Program

Research Programs: Fellowships for University Teachers

Period of Performance

7/1/2011 - 12/31/2011

Funding Totals

$25,200.00 (approved)
$25,200.00 (awarded)


Animal Wrongs: Animals and the Law in France Since the Later Middle Ages

FAIN: FA-55138-10

Peter Sahlins
University of California, Berkeley (Berkeley, CA 94704-5940)
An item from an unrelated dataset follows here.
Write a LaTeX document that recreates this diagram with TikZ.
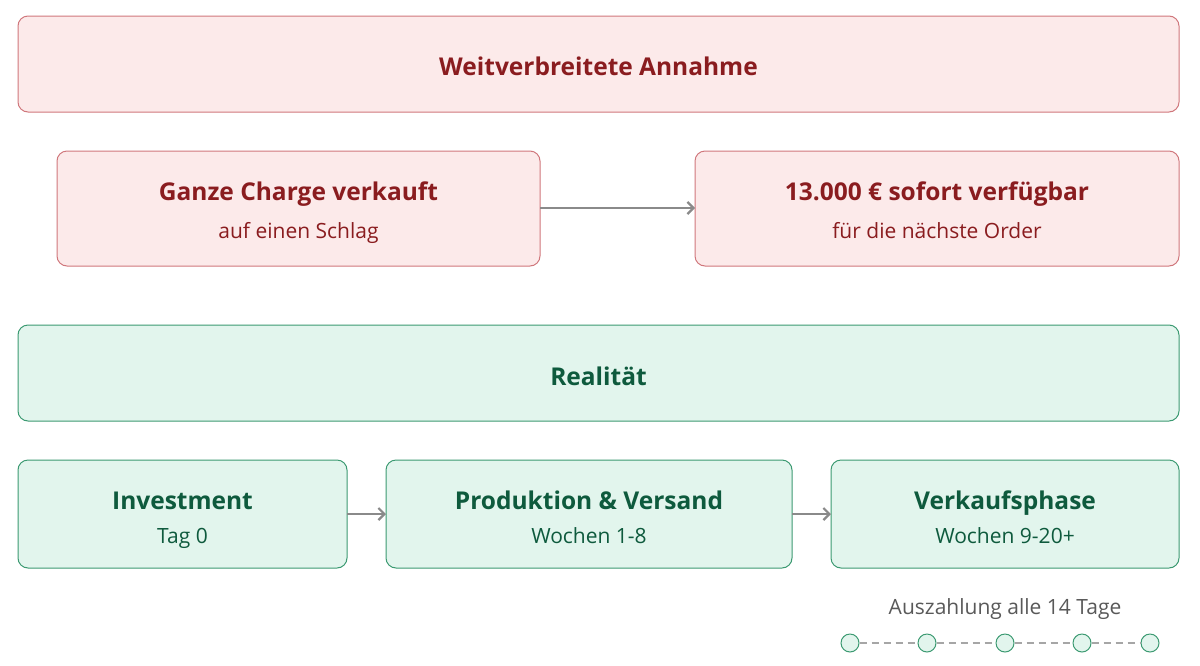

I seek support for a book that explores, in the shadow of the English history of "animal rights," the reverse story of animal crimes and their prosecution in France since the later Middle Ages. The touchstone of the book is a series of well-publicized animal trials by secular and ecclesiastical courts beginning in the fifteenth century and abruptly ending in the seventeenth century. I will focus on the trials, but also consider the metaphoric uses of animals on trial and in courts in literature, theology, and science since the seventeenth century. In doing so, I tell a story about the shifting status of animals between "persons" and "property" in France, considered in a broader comparative context, as a way to explore the modern idea of juridical personhood. The book will be of interest to many kinds of historians, legal scholars, and students of the humanities both in and beyond France and the growing interdisciplinary field of "Animal Studies."





Associated Products

1668: The Year of the Animal in France (Book)
Title: 1668: The Year of the Animal in France
Author: Peter Sahlins
Abstract: This work reveals the remarkable and understudied “animal moment” in and around 1668 in which authors (including La Fontaine, whose Fables appeared in that year), anatomists, painters, sculptors, and especially the young Louis XIV turned their attention to nonhuman beings. At the center of the Year of the Animal was the Royal Menagerie in the gardens of Versailles, dominated by exotic and graceful birds. In the unfolding of his original and sophisticated argument, Sahlins shows how the animal bodies of the menagerie and others were critical to a dramatic rethinking of governance, nature, and the human. The animals of 1668 helped to shift an entire worldview in France—what Sahlins calls Renaissance humanimalism toward more modern expressions of classical naturalism and mechanism. In the wake of 1668 came the debasement of animals and the strengthening of human animality, including in Descartes's animal-machine, highly contested during the Year of the Animal. At the same time, Louis XIV and his intellectual servants used the animals of Versailles to develop and then to transform the symbolic language of French absolutism. Louis XIV came to adopt a model of sovereignty after 1668 in which his absolute authority is represented in manifold ways with the bodies of animals and justified by the bestial nature of his human subjects.
Year: 2017
Publisher: Zone Books
Type: Single author monograph
ISBN: 9781935408994
Copy sent to NEH?: No

Prizes

The J. Russell Major Prize
Date: 1/3/2019
Organization: American Historical Association
Abstract: The J. Russell Major Prize is awarded annually for the best work in English on any aspect of French history.